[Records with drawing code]
+-------+

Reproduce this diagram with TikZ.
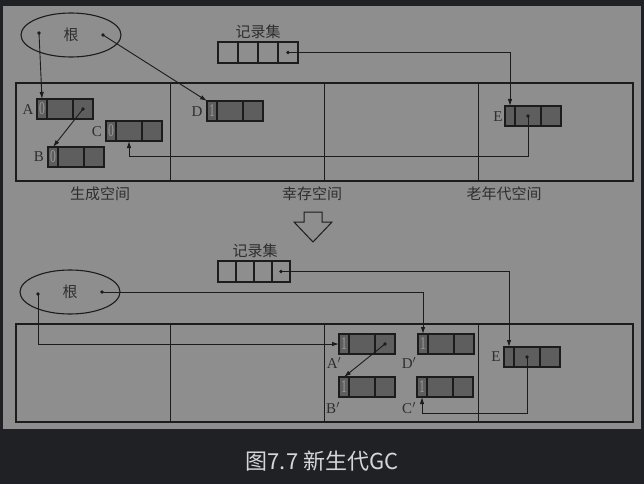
\documentclass[tikz,border=0pt]{standalone}
\usepackage{fontspec}
\usepackage{graphicx}
\setmainfont{Liberation Serif}
\newfontfamily\cjk{Noto Sans CJK SC}
\usetikzlibrary{shapes.geometric,arrows.meta,calc}
\definecolor{bgdark}{HTML}{202124}
\definecolor{paper}{HTML}{8E8E8E}
\definecolor{ink}{HTML}{1C1C1C}
\definecolor{labink}{HTML}{2E2E2E}
\definecolor{objfill}{HTML}{5E5E5E}
\definecolor{digitc}{HTML}{9A9A9A}
\definecolor{captxt}{HTML}{D4D7DA}
\newcommand{\objbox}[4]{%
  \node[cellA] (#1a) at (#2,#3) {\scalebox{0.65}[1]{#4}};
  \node[cellB] (#1b) at (#1a.north east) {};
  \node[cellC] (#1c) at (#1b.north east) {};
}
\newcommand{\recset}[4]{%
  \node[rec, minimum width=#4] (#1a) at (#2,#3) {};
  \node[rec, minimum width=#4] (#1b) at (#1a.north east) {};
  \node[rec, minimum width=#4] (#1c) at (#1b.north east) {};
  \node[rec, minimum width=#4] (#1d) at (#1c.north east) {};
}
\begin{document}
\begin{tikzpicture}[x=1pt,y=-1pt,
  space/.style={draw=ink, line width=1.1pt, minimum width=154.25pt, minimum height=98pt, inner sep=0pt, outer sep=0pt, anchor=north west},
  cellbase/.style={draw=ink, line width=1.3pt, fill=objfill, minimum height=20pt, inner sep=0pt, outer sep=0pt, anchor=north west},
  cellA/.style={cellbase, minimum width=10pt, font=\fontsize{18}{18}\selectfont, text=digitc},
  cellB/.style={cellbase, minimum width=26pt},
  cellC/.style={cellbase, minimum width=20pt},
  rec/.style={draw=ink, line width=1.1pt, minimum height=21pt, inner sep=0pt, outer sep=0pt, anchor=north west},
  lbl/.style={text=labink, font=\fontsize{15}{15}\selectfont, inner sep=0pt},
  zh/.style={text=labink, font=\cjk\fontsize{15}{15}\selectfont, inner sep=0pt},
  root/.style={ellipse, draw=ink, line width=1.1pt, minimum width=100pt, minimum height=44pt, inner sep=0pt, text=labink, font=\cjk\fontsize{15}{15}\selectfont},
  conn/.style={draw=ink, line width=0.9pt},
  arr/.style={conn, -{Latex[length=7pt,width=4.5pt]}},
  dot/.style={fill=ink}
]
\useasboundingbox (0,0) rectangle (644,484);
\fill[bgdark] (0,0) rectangle (644,484);
\fill[paper] (3,6) rectangle (641,429);

% ===== top half =====
\node[root] (root1) at (71,35) {根};
\coordinate (r1l) at (39,33);
\coordinate (r1r) at (103,35);
\node[zh] (rs1lbl) at (258,32) {记录集};
\recset{rs1}{218}{42}{20pt}

\node[space] (s1) at (16,83) {};
\node[space] (s2) at (s1.north east) {};
\node[space] (s3) at (s2.north east) {};
\node[space] (s4) at (s3.north east) {};
\node[zh] (l1) at (100,194) {生成空间};
\node[zh] (l2) at (312,194) {幸存空间};
\node[zh] (l3) at (504,194) {老年代空间};

\objbox{A}{37}{99}{0}
\objbox{B}{48}{147}{0}
\objbox{C}{106}{121}{0}
\objbox{D}{207}{101}{1}
\objbox{E}{505}{106}{}
\node[lbl] (Al) at (28,110) {A};
\node[lbl] (Bl) at (39,157) {B};
\node[lbl] (Cl) at (97,132) {C};
\node[lbl] (Dl) at (197,112) {D};
\node[lbl] (El) at (498,117) {E};

\draw[arr] (r1l) -- (Aa.north);
\draw[arr] (r1r) -- (Da.north west);
\draw[arr] (Ac.center) -- (Ba.north);
\draw[arr] (rs1d.center) -| (Ea.north);
\draw[arr] (Eb.center) -- ++(0,40) -| (Cb.south);
\foreach \p in {r1l,r1r,rs1d.center,Ac.center,Eb.center}
  \fill[dot] (\p) circle (1.9pt);

% ===== hollow arrow =====
\draw[ink, line width=1pt, line join=miter] (304,212) -- (322,212) -- (322,222) -- (332,222) -- (313,242) -- (294,222) -- (304,222) -- cycle;

% ===== bottom half =====
\node[zh] (rs2lbl) at (255,251) {记录集};
\recset{rs2}{218}{261}{18pt}
\node[root] (root2) at (70,292) {根};
\coordinate (r2l) at (38,294);
\coordinate (r2r) at (102,292);

\node[space] (t1) at (16,324) {};
\node[space] (t2) at (t1.north east) {};
\node[space] (t3) at (t2.north east) {};
\node[space] (t4) at (t3.north east) {};

\objbox{Ap}{339}{334}{1}
\objbox{Bp}{339}{377}{1}
\objbox{Dp}{418}{334}{1}
\objbox{Cp}{417}{377}{1}
\objbox{Ep}{504}{347}{}
\node[lbl] (Apl) at (334,363) {A$'$};
\node[lbl] (Bpl) at (333,408) {B$'$};
\node[lbl] (Dpl) at (409,363) {D$'$};
\node[lbl] (Cpl) at (409,408) {C$'$};
\node[lbl] (Epl) at (496,357) {E};

\draw[arr] (rs2d.center) -| (Epa.north);
\draw[arr] (r2r) -| (Dpa.north);
\draw[arr] (r2l) |- (Apa.west);
\draw[arr] (Apc.center) -- (Bpa.north);
\draw[arr] (Epb.center) -- ++(0,56) -| (Cpa.south);
\foreach \p in {r2l,r2r,rs2d.center,Apc.center,Epb.center}
  \fill[dot] (\p) circle (1.9pt);

% ===== caption =====
\node[text=captxt, font=\cjk\fontsize{22}{22}\selectfont, inner sep=0pt] (cap) at (322,461) {图7.7 新生代GC};
\end{tikzpicture}
\end{document}
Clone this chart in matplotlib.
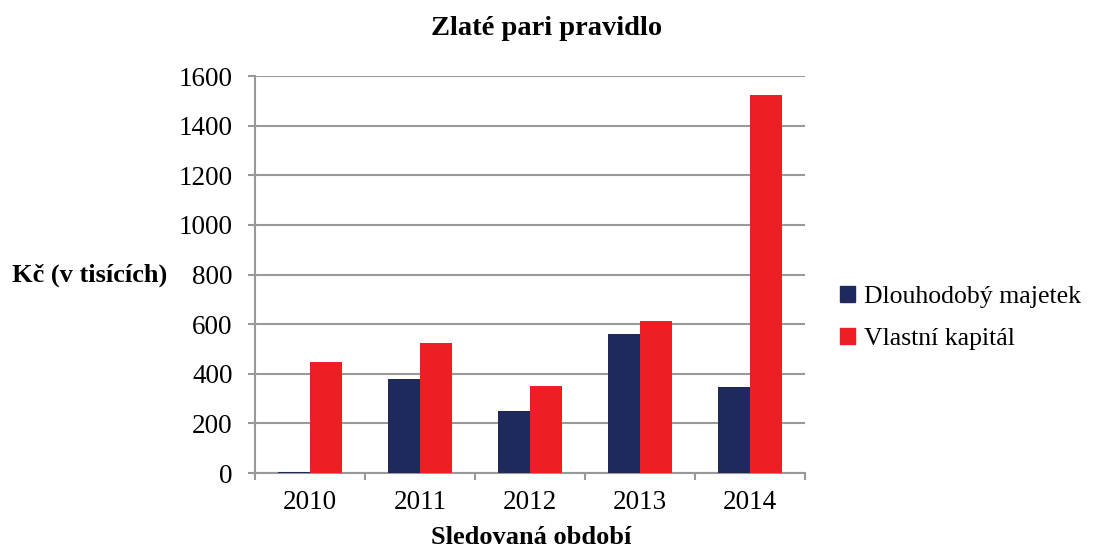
import numpy as np
import matplotlib.pyplot as plt
from matplotlib.patches import Patch

years = ["2010", "2011", "2012", "2013", "2014"]
dlouhodoby_majetek = [5, 377, 251, 562, 348]
vlastni_kapital = [449, 522, 352, 613, 1522]
series_names = ["Dlouhodobý majetek", "Vlastní kapitál"]
colors = ["#1F295C", "#EE1F24"]

plt.rcParams['font.family'] = ['Liberation Serif', 'DejaVu Serif']

fig = plt.figure(figsize=(10.93, 5.54), dpi=100)
ax = fig.add_axes([0.2333, 0.1462, 0.5032, 0.7166])

x = np.arange(len(years))
w = 0.287
ax.bar(x - w/2, dlouhodoby_majetek, w, color=colors[0], zorder=3)
ax.bar(x + w/2, vlastni_kapital, w, color=colors[1], zorder=3)

ax.set_xlim(-0.5, len(years) - 0.5)
ax.set_ylim(0, 1600)
ax.set_yticks(np.arange(0, 1601, 200))
ax.set_xticks(x)
ax.set_xticklabels(years)
ax.set_xticks(np.arange(-0.5, len(years)), minor=True)
ax.tick_params(axis='x', which='major', length=0, labelsize=19.5, pad=12)
ax.tick_params(axis='x', which='minor', length=5, width=1.5, color='#999999')
ax.tick_params(axis='y', length=5, width=1.5, color='#999999', labelsize=19.5, pad=11)
ax.grid(axis='y', color='#999999', linewidth=1.5, zorder=0)
for s in ['top', 'right']:
    ax.spines[s].set_visible(False)
for s in ['left', 'bottom']:
    ax.spines[s].set_color('#999999')
    ax.spines[s].set_linewidth(1.5)

fig.text(0.5, 0.948, "Zlaté pari pravidlo", ha='center', va='center',
         fontsize=20.5, fontweight='bold')
fig.text(0.011, 0.503, "Kč (v tisících)", ha='left', va='center',
         fontsize=19, fontweight='bold')
fig.text(0.486, 0.03, "Sledovaná období", ha='center', va='center',
         fontsize=19, fontweight='bold')

handles = [Patch(color=c) for c in colors]
fig.legend(handles, series_names, loc='center left', bbox_to_anchor=(0.752, 0.426),
           frameon=False, fontsize=18.5, handlelength=0.6, handleheight=0.6,
           handletextpad=0.35, labelspacing=0.75, borderpad=0.2)

fig.savefig("out.png", dpi=100)
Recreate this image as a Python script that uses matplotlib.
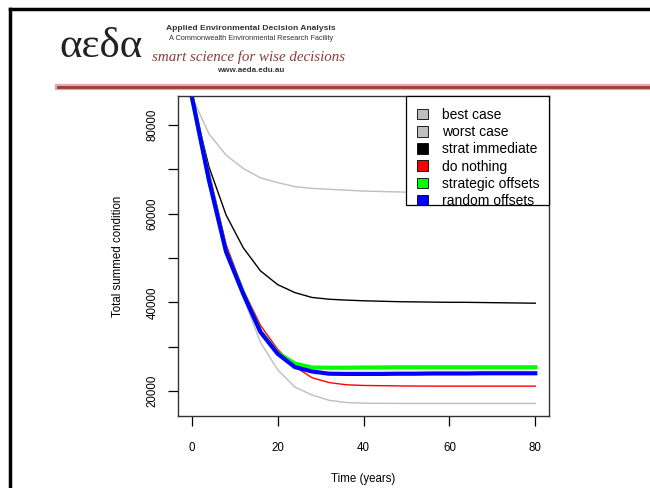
import matplotlib.pyplot as plt
from matplotlib.patches import Patch, Rectangle
from matplotlib.lines import Line2D
import numpy as np

# time steps (years)
years = np.arange(0, 84, 4)

best_case = np.array([86500, 78000, 73200, 70200, 68100, 67000, 66100, 65700, 65500, 65300, 65100,
                      65000, 64900, 64800, 64700, 64650, 64600, 64550, 64500, 64450, 64400])
worst_case = np.array([86500, 67900, 50900, 41100, 31000, 24800, 20900, 19100, 17900, 17400, 17250,
                       17220, 17200, 17200, 17200, 17200, 17200, 17200, 17200, 17200, 17200])
strat_immediate = np.array([86500, 70600, 59700, 52300, 47100, 44000, 42200, 41100, 40700, 40500, 40350,
                            40250, 40150, 40100, 40050, 40000, 40000, 39950, 39900, 39850, 39800])
do_nothing = np.array([86500, 69500, 53000, 42800, 34800, 29400, 25500, 23000, 21900, 21400, 21250,
                       21200, 21150, 21120, 21100, 21100, 21100, 21100, 21100, 21100, 21100])
strategic_offsets = np.array([86500, 67800, 51500, 42000, 33400, 28600, 26200, 25300, 25250, 25250, 25300,
                              25300, 25350, 25350, 25350, 25350, 25350, 25350, 25350, 25350, 25350])
random_offsets = np.array([86500, 67600, 51400, 41900, 33300, 28400, 25400, 24400, 23900, 23850, 23850,
                           23850, 23900, 23900, 23950, 23950, 23950, 24000, 24000, 24000, 24000])

labels = ['best case', 'worst case', 'strat immediate', 'do nothing', 'strategic offsets', 'random offsets']
colors = ['#bebebe', '#bebebe', 'black', '#ff0000', '#00ff00', '#0000ff']

plt.rcParams['font.family'] = ['Liberation Sans', 'DejaVu Sans']

fig = plt.figure(figsize=(6.5, 4.88), dpi=100)

# slide decoration: frame, header text, red rule
fig.add_artist(Line2D([10/650, 1], [1 - 9/488, 1 - 9/488], color='black', lw=2.5, transform=fig.transFigure))
fig.add_artist(Line2D([10/650, 10/650], [0, 1 - 9/488], color='black', lw=2.5, transform=fig.transFigure))
fig.add_artist(Line2D([58/650, 1], [1 - 87/488, 1 - 87/488], color='#e3a9a9', lw=4.5, transform=fig.transFigure))
fig.add_artist(Line2D([58/650, 1], [1 - 87/488, 1 - 87/488], color='#9e3b3b', lw=2.0, transform=fig.transFigure))

fig.text(101/650, 1 - 47/488, 'αεδα', family=['Liberation Serif', 'DejaVu Serif'], fontsize=31,
         color='#222222', ha='center', va='center')
fig.text(251/650, 1 - 28/488, 'Applied Environmental Decision Analysis',
         family=['Liberation Sans Narrow', 'Liberation Sans'], fontweight='bold', fontsize=6.1,
         color='#333333', ha='center', va='center')
fig.text(251/650, 1 - 38/488, 'A Commonwealth Environmental Research Facility',
         family=['Liberation Sans Narrow', 'Liberation Sans'], fontsize=5.3,
         color='#333333', ha='center', va='center')
fig.text(249/650, 1 - 57/488, 'smart science for wise decisions',
         family=['Liberation Serif', 'DejaVu Serif'], style='italic', fontsize=10.8,
         color='#8e3a3a', ha='center', va='center')
fig.text(251/650, 1 - 71/488, 'www.aeda.edu.au',
         family=['Liberation Sans Narrow', 'Liberation Sans'], fontweight='bold', fontsize=5.8,
         color='#333333', ha='center', va='center')

ax = fig.add_axes([178/650, 72/488, 371/650, 320/488])

ax.plot(years, best_case, color=colors[0], lw=1.0)
ax.plot(years, worst_case, color=colors[1], lw=1.0)
ax.plot(years, strat_immediate, color=colors[2], lw=1.0)
ax.plot(years, do_nothing, color=colors[3], lw=1.0)
ax.plot(years, strategic_offsets, color=colors[4], lw=3.0)
ax.plot(years, random_offsets, color=colors[5], lw=3.0)

ax.set_xlim(-3.2, 83.2)
ax.set_ylim(14360, 86540)
ax.set_xticks([0, 20, 40, 60, 80])
ax.set_yticks([20000, 30000, 40000, 50000, 60000, 70000, 80000])
ax.set_yticklabels(['20000', '', '40000', '', '60000', '', '80000'], rotation=90, va='center')
ax.tick_params(direction='out', length=7, width=0.9, labelsize=8.3, color='black')
ax.tick_params(axis='x', pad=12)
ax.tick_params(axis='y', pad=7)
for s in ax.spines.values():
    s.set_linewidth(1.0)
    s.set_color('#333333')

ax.set_xlabel('Time (years)', fontsize=8.3, va='center')
ax.xaxis.set_label_coords(0.5, -63/320)
ax.set_ylabel('Total summed condition', fontsize=8.3, va='center')
ax.yaxis.set_label_coords(-60/371, 0.5)

# legend box drawn by hand so its padding matches
ax.add_patch(Rectangle((228/371, 211/320), 143/371, 109/320, transform=ax.transAxes,
                       facecolor='white', edgecolor='black', lw=0.9, zorder=4, clip_on=False))
handles = [Patch(facecolor=c, edgecolor='black', lw=0.6) for c in colors]
ax.legend(handles, labels, loc='upper left', bbox_to_anchor=(239/371, 308/320),
          borderaxespad=0, borderpad=0, frameon=False,
          fontsize=10, handlelength=0.8, handleheight=0.8, handletextpad=1.0,
          labelspacing=0.23).set_zorder(5)

fig.savefig('out.png', dpi=100)
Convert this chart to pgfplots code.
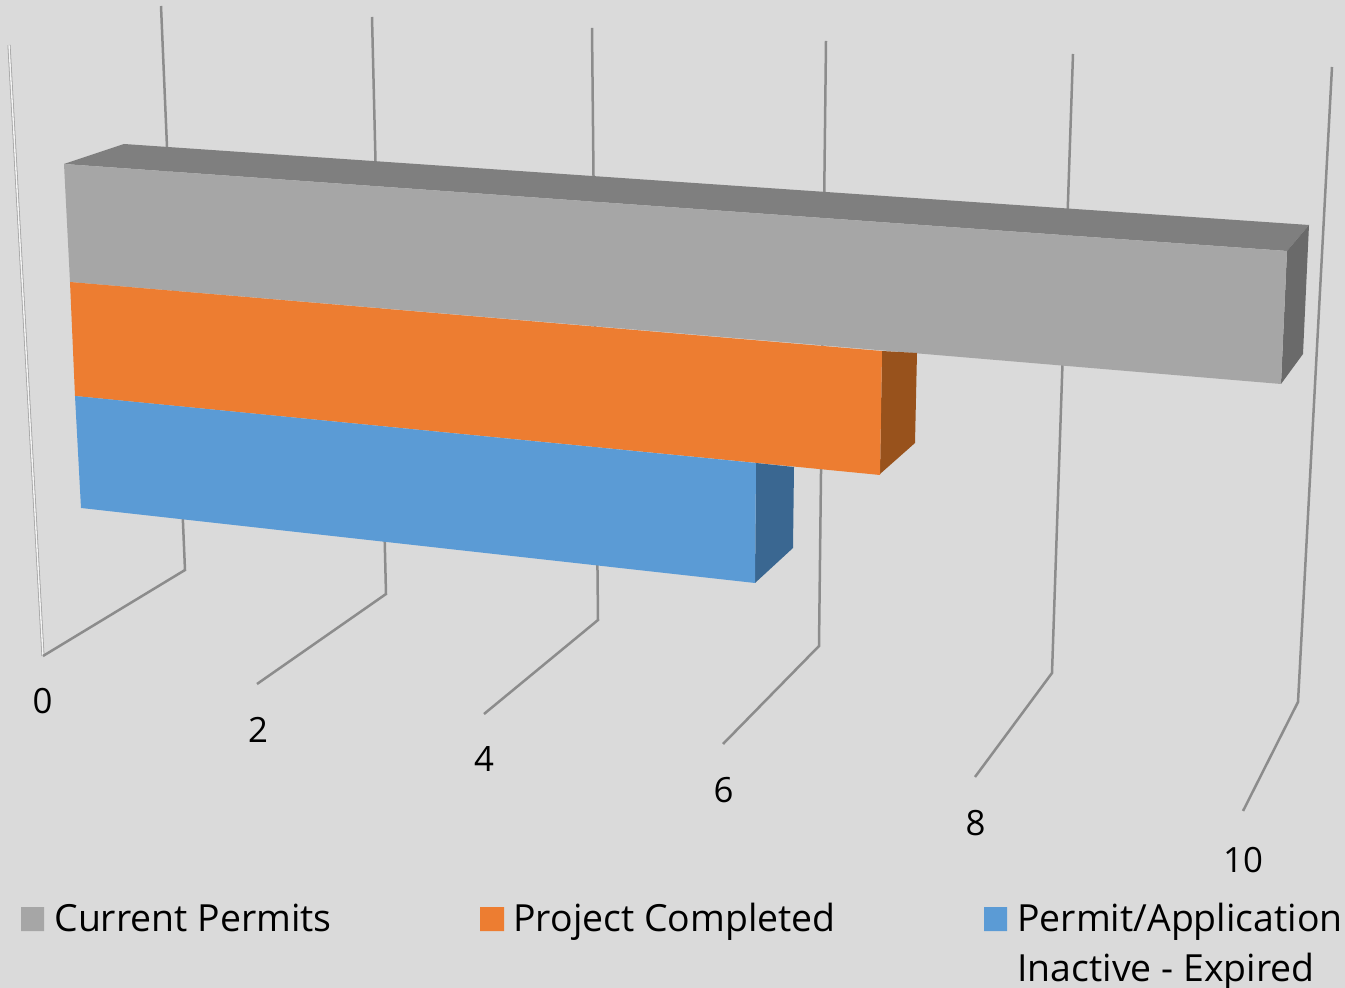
\documentclass[border=0pt]{standalone}
\usepackage{pgfplots}
\pgfplotsset{compat=1.18}
\usepackage{fontspec}
\setmainfont{Open Sans}
\definecolor{bgc}{HTML}{DADADA}
\definecolor{gridc}{HTML}{8C8C8C}
\definecolor{grayF}{HTML}{A6A6A6}
\definecolor{grayT}{HTML}{7F7F7F}
\definecolor{grayR}{HTML}{6A6A6A}
\definecolor{orgF}{HTML}{ED7D31}
\definecolor{orgR}{HTML}{98521C}
\definecolor{bluF}{HTML}{5B9BD5}
\definecolor{bluR}{HTML}{3A6791}
\begin{document}
\begin{tikzpicture}
\begin{axis}[
  scale only axis, width=672.5pt, height=494pt,
  xmin=0, xmax=1345, ymin=0, ymax=988, y dir=reverse,
  hide axis, clip=true,
  every axis plot/.append style={no markers},
]
% background
\addplot[fill=bgc, draw=none] coordinates {(0,0) (1345,0) (1345,988) (0,988) (0,0)};
% wall line at 0
\addplot[color=gridc!80, line width=1.5pt] coordinates {(9,45) (43,656)};
\addplot[color=white!90!gridc, line width=0.7pt] coordinates {(9,45) (43,656)};
% gridlines
\addplot[color=gridc, line width=1.25pt] coordinates {(43,656) (185,570) (161,6)};
\addplot[color=gridc, line width=1.25pt] coordinates {(257,684) (386,594) (372,17)};
\addplot[color=gridc, line width=1.25pt] coordinates {(484,714) (598,620) (592,28)};
\addplot[color=gridc, line width=1.25pt] coordinates {(723,744) (819,646) (826,41)};
\addplot[color=gridc, line width=1.25pt] coordinates {(975,777) (1052,673) (1073,54)};
\addplot[color=gridc, line width=1.25pt] coordinates {(1243,811) (1298,702) (1332,67)};
% Current Permits
\addplot[fill=grayT, draw=none] coordinates {(64,164) (124,144) (1309,225) (1287,251) (64,164)};
\addplot[fill=grayR, draw=none] coordinates {(1287,251) (1309,225) (1303,354) (1281,384) (1287,251)};
\addplot[fill=grayF, draw=none] coordinates {(64,164) (1287,251) (1281,384) (70,282) (64,164)};
% Project Completed
\addplot[fill=orgR, draw=none] coordinates {(882,351) (917,353) (915,443) (880,474) (882,351)};
\addplot[fill=orgF, draw=none] coordinates {(70,282) (882,351) (880,475) (75,396) (70,282)};
% Permit/Application Inactive - Expired
\addplot[fill=bluR, draw=none] coordinates {(756,463) (794,467) (793,548) (755,583) (756,463)};
\addplot[fill=bluF, draw=none] coordinates {(75,396) (756,463) (755,583) (81,508) (75,396)};
% legend swatches
\addplot[fill=grayF, draw=none] coordinates {(21,907) (44,907) (44,931) (21,931) (21,907)};
\addplot[fill=orgF, draw=none] coordinates {(480,907) (504,907) (504,931) (480,931) (480,907)};
\addplot[fill=bluF, draw=none] coordinates {(984,907) (1007,907) (1007,931) (984,931) (984,907)};
% tick labels
\node[font=\fontsize{17.4}{20}\selectfont, anchor=center] at (axis cs:42.5,701) {0};
\node[font=\fontsize{17.4}{20}\selectfont, anchor=center] at (axis cs:258,730) {2};
\node[font=\fontsize{17.4}{20}\selectfont, anchor=center] at (axis cs:484,759) {4};
\node[font=\fontsize{17.4}{20}\selectfont, anchor=center] at (axis cs:723.5,790) {6};
\node[font=\fontsize{17.4}{20}\selectfont, anchor=center] at (axis cs:975.5,823) {8};
\node[font=\fontsize{17.4}{20}\selectfont, anchor=center] at (axis cs:1243,860) {10};
% legend text
\node[font=\fontsize{18.7}{22}\selectfont, anchor=base west, inner sep=0pt] at (axis cs:54,931) {Current Permits};
\node[font=\fontsize{18.7}{22}\selectfont, anchor=base west, inner sep=0pt] at (axis cs:513,931) {Project Completed};
\node[font=\fontsize{18.7}{22}\selectfont, anchor=base west, inner sep=0pt] at (axis cs:1017,931) {Permit/Application};
\node[font=\fontsize{18.7}{22}\selectfont, anchor=base west, inner sep=0pt] at (axis cs:1017,981) {Inactive - Expired};
\end{axis}
\end{tikzpicture}
\end{document}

+-------+

▸ **Stated goal**: Quote only the lines running from the line with "Recreate this image" to the line with "years = np.arange(0, 84, 4)", ends included, exactly as they appear and without the pictures.

▸ **Answer to the task**:
Recreate this image as a Python script that uses matplotlib.
import matplotlib.pyplot as plt
from matplotlib.patches import Patch, Rectangle
from matplotlib.lines import Line2D
import numpy as np

# time steps (years)
years = np.arange(0, 84, 4)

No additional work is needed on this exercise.